[Problem details] Shown below is a listing with pictures; reproduce exactly, and only, the lines between the ones containing "Write the D3.js code for this chart." and "let height = 527", inclusive, leaving the pictures out.

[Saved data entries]

────────────────────────────────────────

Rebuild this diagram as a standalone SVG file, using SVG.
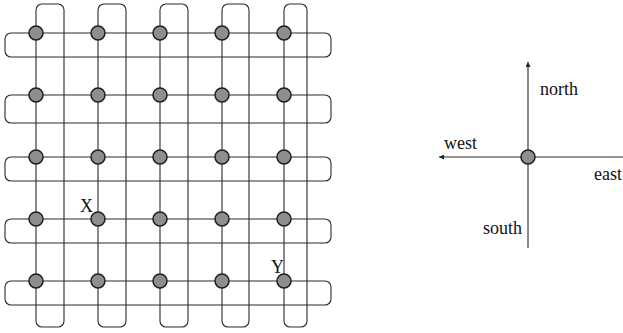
<svg xmlns="http://www.w3.org/2000/svg" width="623" height="333" viewBox="0 0 623 333">
  <defs>
    <marker id="arrow" viewBox="0 0 10 10" refX="10" refY="5" markerWidth="8" markerHeight="5" markerUnits="userSpaceOnUse" orient="auto">
      <path d="M0,0 L10,5 L0,10 Z" fill="#222"/>
    </marker>
  </defs>
  <style>
    .loop { fill: none; stroke: #2a2a2a; stroke-width: 1.1; }
    .axis { fill: none; stroke: #2a2a2a; stroke-width: 1.1; }
    .node { fill: #8e8e8e; stroke: #1e1e1e; stroke-width: 1.5; }
    .lbl { font-family: "Liberation Serif", "Times New Roman", serif; font-size: 18px; fill: #111; }
  </style>
  <rect width="623" height="333" fill="#fff"/>

  <!-- column and row loops of the mesh -->
  <g id="connectors">
    <rect class="loop" x="36" y="4" width="28" height="323" rx="6"/>
    <rect class="loop" x="98" y="4" width="28" height="323" rx="6"/>
    <rect class="loop" x="160" y="4" width="28" height="323" rx="6"/>
    <rect class="loop" x="222" y="4" width="27" height="323" rx="6"/>
    <rect class="loop" x="284" y="4" width="23" height="323" rx="6"/>

    <rect class="loop" x="5" y="33" width="326" height="24" rx="6"/>
    <rect class="loop" x="5" y="95" width="326" height="28" rx="6"/>
    <rect class="loop" x="5" y="157" width="326" height="24" rx="6"/>
    <rect class="loop" x="5" y="219" width="326" height="24" rx="6"/>
    <rect class="loop" x="5" y="281" width="326" height="24" rx="6"/>

    <!-- compass axes -->
    <line class="axis" x1="528" y1="157" x2="528" y2="62" marker-end="url(#arrow)"/>
    <line class="axis" x1="528" y1="157" x2="528" y2="248"/>
    <line class="axis" x1="528" y1="157" x2="439" y2="157" marker-end="url(#arrow)"/>
    <line class="axis" x1="528" y1="157" x2="623" y2="157"/>
  </g>

  <!-- mesh nodes -->
  <g id="n11"><circle class="node" cx="36" cy="33" r="7"/></g>
  <g id="n12"><circle class="node" cx="98" cy="33" r="7"/></g>
  <g id="n13"><circle class="node" cx="160" cy="33" r="7"/></g>
  <g id="n14"><circle class="node" cx="222" cy="33" r="7"/></g>
  <g id="n15"><circle class="node" cx="284" cy="33" r="7"/></g>

  <g id="n21"><circle class="node" cx="36" cy="95" r="7"/></g>
  <g id="n22"><circle class="node" cx="98" cy="95" r="7"/></g>
  <g id="n23"><circle class="node" cx="160" cy="95" r="7"/></g>
  <g id="n24"><circle class="node" cx="222" cy="95" r="7"/></g>
  <g id="n25"><circle class="node" cx="284" cy="95" r="7"/></g>

  <g id="n31"><circle class="node" cx="36" cy="157" r="7"/></g>
  <g id="n32"><circle class="node" cx="98" cy="157" r="7"/></g>
  <g id="n33"><circle class="node" cx="160" cy="157" r="7"/></g>
  <g id="n34"><circle class="node" cx="222" cy="157" r="7"/></g>
  <g id="n35"><circle class="node" cx="284" cy="157" r="7"/></g>

  <g id="n41"><circle class="node" cx="36" cy="219" r="7"/></g>
  <g id="nX"><circle class="node" cx="98" cy="219" r="7"/><text class="lbl" x="80" y="212">X</text></g>
  <g id="n43"><circle class="node" cx="160" cy="219" r="7"/></g>
  <g id="n44"><circle class="node" cx="222" cy="219" r="7"/></g>
  <g id="n45"><circle class="node" cx="284" cy="219" r="7"/></g>

  <g id="n51"><circle class="node" cx="36" cy="281" r="7"/></g>
  <g id="n52"><circle class="node" cx="98" cy="281" r="7"/></g>
  <g id="n53"><circle class="node" cx="160" cy="281" r="7"/></g>
  <g id="n54"><circle class="node" cx="222" cy="281" r="7"/></g>
  <g id="nY"><circle class="node" cx="284" cy="281" r="7"/><text class="lbl" x="271" y="273">Y</text></g>

  <!-- compass -->
  <g id="compass">
    <circle class="node" cx="528" cy="157" r="7"/>
    <text class="lbl" x="540" y="95">north</text>
    <text class="lbl" x="444" y="149">west</text>
    <text class="lbl" x="594" y="180">east</text>
    <text class="lbl" x="483" y="234">south</text>
  </g>
</svg>
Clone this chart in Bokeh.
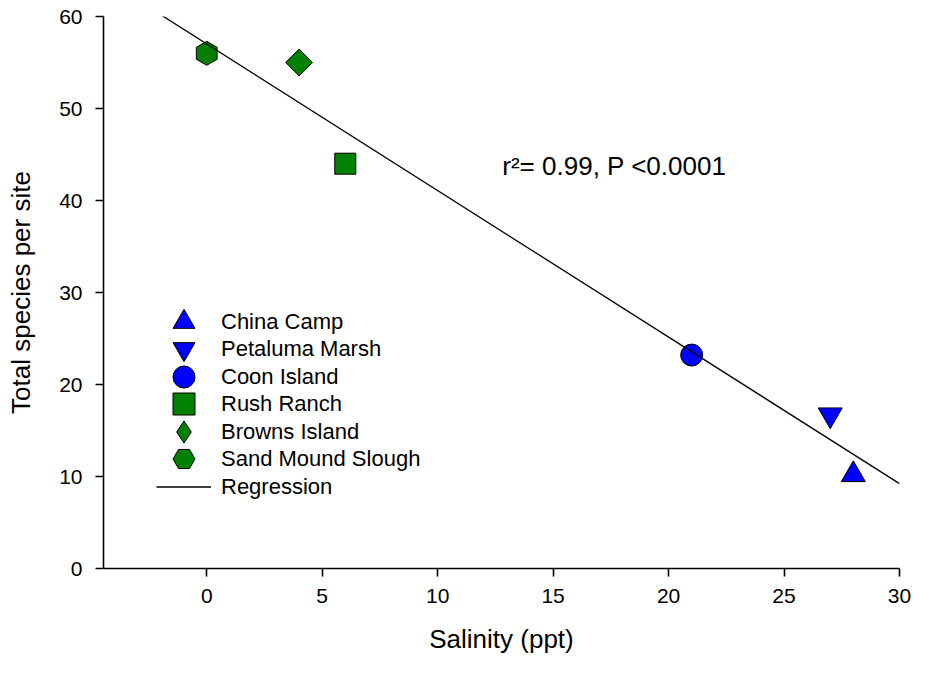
import numpy as np
from bokeh.plotting import figure
from bokeh.models import Range1d, FixedTicker, Legend, LegendItem, Label, ColumnDataSource
from bokeh.embed import file_html
from bokeh.resources import INLINE

# Data
sites = ["China Camp", "Petaluma Marsh", "Coon Island", "Rush Ranch", "Browns Island", "Sand Mound Slough"]
salinity = [28, 27, 21, 6, 4, 0]
species = [10.2, 16.7, 23.2, 44.0, 55.0, 56.0]
markers = ["triangle", "inverted_triangle", "circle", "square", "square", "hex"]
legend_markers = ["triangle", "inverted_triangle", "circle", "square", "diamond", "hex"]
colors = ["#0000FF", "#0000FF", "#0000FF", "#008000", "#008000", "#008000"]
sizes = [24, 24, 22, 21, 19, 24]
angles = [0, 0, 0, 0, np.pi / 4, np.pi / 6]
reg_x = [-2, 30]
x_ticks = [0, 5, 10, 15, 20, 25, 30]
y_ticks = [0, 10, 20, 30, 40, 50, 60]
annotation = "r\u00b2= 0.99, P <0.0001"

FONT = "Liberation Sans"

p = figure(width=912, height=663, output_backend="svg", toolbar_location=None,
           x_range=Range1d(-4.47, 30), y_range=Range1d(0, 60),
           min_border_left=103, min_border_right=13, min_border_top=16, min_border_bottom=95)
p.outline_line_color = None
p.grid.visible = False

# regression computed from data
slope, intercept = np.polyfit(salinity, species, 1)
reg_y = [slope * x + intercept for x in reg_x]

items = []
for i, name in enumerate(sites):
    src = ColumnDataSource(dict(x=[salinity[i]], y=[species[i]], angle=[angles[i]]))
    r = p.scatter("x", "y", source=src, marker=markers[i], size=sizes[i], angle="angle",
                  fill_color=colors[i], line_color="black", line_width=1)
    if legend_markers[i] != markers[i]:
        # legend-only proxy (legend glyphs are drawn unrotated)
        r = p.scatter(x=[np.nan], y=[np.nan], marker=legend_markers[i], size=sizes[i],
                      fill_color=colors[i], line_color="black", line_width=1)
    items.append(LegendItem(label=name, renderers=[r]))
rl = p.line(reg_x, reg_y, line_color="black", line_width=1.3)
items.append(LegendItem(label="Regression", renderers=[rl]))

common = dict(padding=0, margin=0, spacing=0, glyph_width=55, glyph_height=55, label_standoff=10,
              border_line_alpha=0, background_fill_alpha=0,
              label_text_font=FONT, label_text_font_size="22px", label_text_color="black")
legend_a = Legend(items=items[0::2], location=(53, 54), **common)
legend_b = Legend(items=items[1::2], location=(53, 82), **common)
p.add_layout(legend_a, "center")
p.add_layout(legend_b, "center")

p.add_layout(Label(x=12.8, y=43.8, text=annotation, text_baseline="middle",
                   text_font=FONT, text_font_size="26px", text_color="black"))

for ax, ticks in ((p.xaxis[0], x_ticks), (p.yaxis[0], y_ticks)):
    ax.ticker = FixedTicker(ticks=ticks)
    ax.minor_tick_line_color = None
    ax.major_tick_out = 8
    ax.major_tick_in = 0
    ax.axis_line_width = 1.6
    ax.major_tick_line_width = 1.6
    ax.axis_line_color = "black"
    ax.major_tick_line_color = "black"
    ax.major_label_text_font = FONT
    ax.major_label_text_font_size = "21px"
    ax.major_label_text_color = "black"
    ax.axis_label_text_font = FONT
    ax.axis_label_text_font_size = "26px"
    ax.axis_label_text_font_style = "normal"
    ax.axis_label_text_color = "black"

p.xaxis.axis_label = "Salinity (ppt)"
p.yaxis.axis_label = "Total species per site"
p.xaxis.major_label_standoff = 12
p.yaxis.major_label_standoff = 13
p.xaxis.axis_label_standoff = 18
p.yaxis.axis_label_standoff = 20

open("out.html", "w").write(file_html(p, INLINE))
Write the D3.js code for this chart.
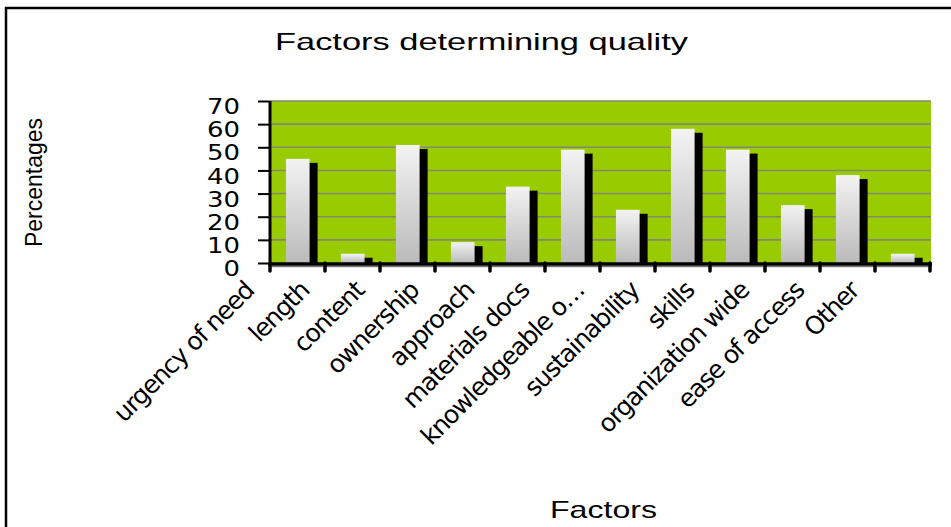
<!DOCTYPE html>
<html>
<head>
<meta charset="utf-8">
<script src="https://cdn.jsdelivr.net/npm/d3@7"></script>
<style>
  body { margin: 0; background: #fff; }
  svg { display: block; }
</style>
</head>
<body>
<svg></svg>
<script>
// data
let categories = ['urgency of need', 'length', 'content', 'ownership', 'approach', 'materials docs',
                  'knowledgeable o\u2026', 'sustainability', 'skills', 'organization wide', 'ease of access', 'Other']
let values = [45, 4, 51, 9, 33, 49, 23, 58, 49, 25, 38, 4]
let yTicks = [0, 10, 20, 30, 40, 50, 60, 70]

let width = 951
let height = 527

let plotLeft = 270
let plotRight = 931
let plotTop = 101
let plotBottom = 263

let svg = d3.select('svg')
    .attr('width', width)
    .attr('height', height)

let xScale = d3.scaleBand()
    .domain(categories)
    .range([plotLeft, plotRight - 1])
    .paddingInner(0)
    .paddingOuter(0)

let yScale = d3.scaleLinear()
    .domain([0, 70])
    .range([plotBottom, plotTop])

// chart border
svg.append('rect')
    .attr('x', 6)
    .attr('y', 8)
    .attr('width', width + 20)
    .attr('height', height + 20)
    .attr('fill', 'none')
    .attr('stroke', '#000')
    .attr('stroke-width', 2.5)

// gradient for the bars
let grad = svg.append('defs').append('linearGradient')
    .attr('id', 'barGrad')
    .attr('x1', 0).attr('y1', 0).attr('x2', 0).attr('y2', 1)
grad.append('stop').attr('offset', '0%').attr('stop-color', '#f3f3f3')
grad.append('stop').attr('offset', '100%').attr('stop-color', '#bababa')

// plot area
svg.append('rect')
    .attr('x', plotLeft)
    .attr('y', plotTop)
    .attr('width', plotRight - plotLeft)
    .attr('height', plotBottom - plotTop)
    .attr('fill', '#99cc00')

// gridlines
svg.append('g')
    .selectAll('line')
    .data(yTicks.filter(t => t > 0))
    .enter()
    .append('line')
    .attr('x1', plotLeft)
    .attr('x2', plotRight)
    .attr('y1', d => yScale(d))
    .attr('y2', d => yScale(d))
    .attr('stroke', '#85876f')
    .attr('stroke-width', 1.6)

let bw = xScale.bandwidth()
let barOffset = bw * 0.29
let barWidth = bw * 0.43

// shadows
svg.append('g')
    .selectAll('rect')
    .data(values)
    .enter()
    .append('rect')
    .attr('x', (d, i) => xScale(categories[i]) + barOffset + 8)
    .attr('y', d => yScale(d) + 4)
    .attr('width', barWidth)
    .attr('height', d => plotBottom - yScale(d) - 4)
    .attr('fill', '#000')

// bars
svg.append('g')
    .selectAll('rect')
    .data(values)
    .enter()
    .append('rect')
    .attr('x', (d, i) => xScale(categories[i]) + barOffset)
    .attr('y', d => yScale(d))
    .attr('width', barWidth)
    .attr('height', d => plotBottom - yScale(d))
    .attr('fill', 'url(#barGrad)')

// y axis
let yAxis = d3.axisLeft(yScale)
    .tickValues(yTicks)
    .tickSize(12)
    .tickPadding(18)
    .tickFormat(d3.format('d'))

let yG = svg.append('g')
    .attr('transform', 'translate(' + plotLeft + ', 0)')
    .call(yAxis)
yG.select('.domain').remove()
yG.selectAll('line').attr('stroke', '#000').attr('stroke-width', 2)
yG.selectAll('text')
    .attr('font-family', 'DejaVu Sans, sans-serif')
    .attr('font-size', 21)
    .attr('fill', '#000')
    .attr('dy', '0.6em')
    .attr('textLength', d => String(d).length * 16.5)
    .attr('lengthAdjust', 'spacingAndGlyphs')

svg.append('line')
    .attr('x1', plotLeft).attr('x2', plotLeft)
    .attr('y1', plotTop).attr('y2', plotBottom + 3)
    .attr('stroke', '#000')
    .attr('stroke-width', 3)

// x axis: floor line, black axis and boundary ticks
svg.append('line')
    .attr('x1', plotLeft).attr('x2', plotRight + 1)
    .attr('y1', plotBottom + 3.5).attr('y2', plotBottom + 3.5)
    .attr('stroke', '#777')
    .attr('stroke-width', 1.5)

svg.append('line')
    .attr('x1', plotLeft).attr('x2', plotRight + 1)
    .attr('y1', plotBottom + 1).attr('y2', plotBottom + 1)
    .attr('stroke', '#000')
    .attr('stroke-width', 3.5)

let boundaries = categories.map(c => xScale(c)).concat([xScale.range()[1]])
svg.append('g')
    .selectAll('line')
    .data(boundaries)
    .enter()
    .append('line')
    .attr('x1', d => d).attr('x2', d => d)
    .attr('y1', plotBottom)
    .attr('y2', plotBottom + 8)
    .attr('stroke', '#000')
    .attr('stroke-width', 3.5)
    .attr('stroke-linecap', 'round')

// category labels
svg.append('g')
    .selectAll('text')
    .data(categories)
    .enter()
    .append('text')
    .attr('transform', d => 'translate(' + (xScale(d) + bw / 2 - 42) + ',' + 292 + ') rotate(-45)')
    .attr('text-anchor', 'end')
    .attr('font-family', 'DejaVu Sans, sans-serif')
    .attr('font-size', 25)
    .attr('letter-spacing', -1.2)
    .attr('fill', '#000')
    .text(d => d)

// titles
svg.append('text')
    .attr('x', 275)
    .attr('y', 50)
    .attr('font-family', 'Liberation Sans, sans-serif')
    .attr('font-size', 24)
    .attr('textLength', 413)
    .attr('lengthAdjust', 'spacingAndGlyphs')
    .attr('fill', '#000')
    .text('Factors determining quality')

svg.append('text')
    .attr('x', 550)
    .attr('y', 518)
    .attr('font-family', 'Liberation Sans, sans-serif')
    .attr('font-size', 24)
    .attr('textLength', 107)
    .attr('lengthAdjust', 'spacingAndGlyphs')
    .attr('fill', '#000')
    .text('Factors')

svg.append('text')
    .attr('transform', 'translate(42, 247) rotate(-90)')
    .attr('font-family', 'Liberation Sans, sans-serif')
    .attr('font-size', 24)
    .attr('textLength', 129)
    .attr('lengthAdjust', 'spacingAndGlyphs')
    .attr('fill', '#000')
    .text('Percentages')
</script>
</body>
</html>
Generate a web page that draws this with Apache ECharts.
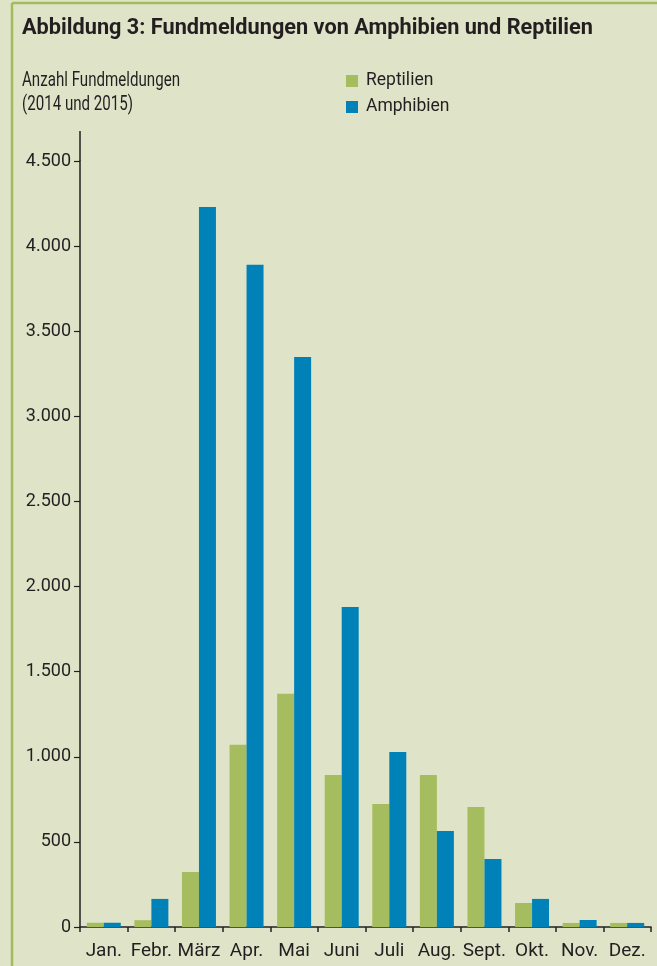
<!DOCTYPE html>
<html>
<head>
<meta charset="utf-8">
<script src="https://cdn.jsdelivr.net/npm/echarts@6/dist/echarts.min.js"></script>
<style>
html, body { margin: 0; padding: 0; background: #dfe4c8; }
#chart { width: 657px; height: 966px; }
</style>
</head>
<body>
<div id="chart"></div>
<script>
// Fundmeldungen 2014 und 2015
var months = ['Jan.', 'Febr.', 'März', 'Apr.', 'Mai', 'Juni', 'Juli', 'Aug.', 'Sept.', 'Okt.', 'Nov.', 'Dez.'];
var reptilien = [25, 40, 323, 1070, 1370, 893, 723, 893, 705, 141, 24, 24];
var amphibien = [25, 165, 4230, 3890, 3349, 1880, 1028, 564, 400, 165, 41, 24];
var yTicks = [0, 500, 1000, 1500, 2000, 2500, 3000, 3500, 4000, 4500];

var titleText = 'Abbildung 3: Fundmeldungen von Amphibien und Reptilien';
var subText = ['Anzahl Fundmeldungen', '(2014 und 2015)'];

var fontMain = 'Roboto, "Noto Sans", sans-serif';
var textColor = '#231f20';

// schmale Schrift fehlt -> Breite messen und horizontal stauchen
function squeeze(font, text, target) {
	var ctx = document.createElement('canvas').getContext('2d');
	ctx.font = font;
	return target / ctx.measureText(text).width;
}
var titleFont = 'bold 22px Roboto';
var subFont = '19.5px Roboto';
var titleScale = squeeze(titleFont, titleText, 571);
var subScale = squeeze(subFont, subText[0], 158);

var mychart = echarts.init(document.getElementById('chart'));
var option = {
	backgroundColor: '#dfe4c8',
	animation: false,
	legend: {
		orient: 'vertical',
		left: 346,
		top: 72,
		padding: 0,
		itemWidth: 12,
		itemHeight: 12,
		itemGap: 8,
		icon: 'rect',
		data: ['Reptilien', 'Amphibien'],
		textStyle: {
			fontFamily: fontMain,
			fontSize: 17.5,
			lineHeight: 16,
			color: textColor,
			padding: [0, 0, 0, 3]
		}
	},
	grid: {
		left: 80,
		right: 6,
		top: 161,
		bottom: 39
	},
	xAxis: {
		type: 'category',
		data: months,
		axisLine: { lineStyle: { color: '#231f20', width: 1.5 } },
		axisTick: { show: true, length: 5, lineStyle: { color: '#231f20', width: 1.5 } },
		axisLabel: {
			margin: 15,
			fontFamily: fontMain,
			fontSize: 19,
			color: textColor,
			interval: 0
		}
	},
	yAxis: {
		type: 'value',
		min: yTicks[0],
		max: yTicks[yTicks.length - 1],
		interval: 500,
		splitLine: { show: false },
		axisLine: { show: true, lineStyle: { color: '#231f20', width: 1.5 } },
		axisTick: { show: true, length: 6, lineStyle: { color: '#231f20', width: 1.2 } },
		axisLabel: {
			margin: 9,
			fontFamily: fontMain,
			fontSize: 18,
			color: textColor,
			formatter: function (v) {
				return String(v).replace(/\B(?=(\d{3})+(?!\d))/g, '.');
			}
		}
	},
	series: [
		{
			name: 'Reptilien',
			type: 'bar',
			barWidth: 17,
			barGap: '0%',
			itemStyle: { color: '#a6bd5f' },
			data: reptilien
		},
		{
			name: 'Amphibien',
			type: 'bar',
			barWidth: 17,
			barGap: '0%',
			itemStyle: { color: '#0082b9' },
			data: amphibien
		}
	]
};
mychart.setOption(option);

// Rahmen, Titel und Verlängerung der y-Achse
var top0 = mychart.convertToPixel({ yAxisIndex: 0 }, yTicks[yTicks.length - 1]);
mychart.setOption({
	graphic: [
		{ type: 'line', shape: { x1: 12, y1: 3, x2: 657, y2: 3 }, style: { stroke: '#a3bb5a', lineWidth: 2.5 } },
		{ type: 'line', shape: { x1: 12, y1: 3, x2: 12, y2: 966 }, style: { stroke: '#a3bb5a', lineWidth: 2.5 } },
		{ type: 'line', shape: { x1: 80, y1: top0, x2: 80, y2: top0 - 30 }, style: { stroke: '#231f20', lineWidth: 1.5 } },
		{
			type: 'text', x: 22, y: 28, scaleX: titleScale,
			style: { text: titleText, font: titleFont, fill: textColor, verticalAlign: 'middle' }
		},
		{
			type: 'text', x: 22, y: 81, scaleX: subScale,
			style: { text: subText[0], font: subFont, fill: textColor, verticalAlign: 'middle' }
		},
		{
			type: 'text', x: 22, y: 105, scaleX: subScale,
			style: { text: subText[1], font: subFont, fill: textColor, verticalAlign: 'middle' }
		}
	]
});
</script>
</body>
</html>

────────────────────────────────────────

[Exercise solution]
Write the D3.js code for this chart.
<!DOCTYPE html>
<html>
<head>
<meta charset="utf-8">
<script src="https://cdn.jsdelivr.net/npm/d3@7"></script>
<style>
  body { margin: 0; background: #fff; }
  svg { display: block; }
</style>
</head>
<body>
<svg></svg>
<script>
// data
let categories = ['urgency of need', 'length', 'content', 'ownership', 'approach', 'materials docs',
                  'knowledgeable o\u2026', 'sustainability', 'skills', 'organization wide', 'ease of access', 'Other']
let values = [45, 4, 51, 9, 33, 49, 23, 58, 49, 25, 38, 4]
let yTicks = [0, 10, 20, 30, 40, 50, 60, 70]

let width = 951
let height = 527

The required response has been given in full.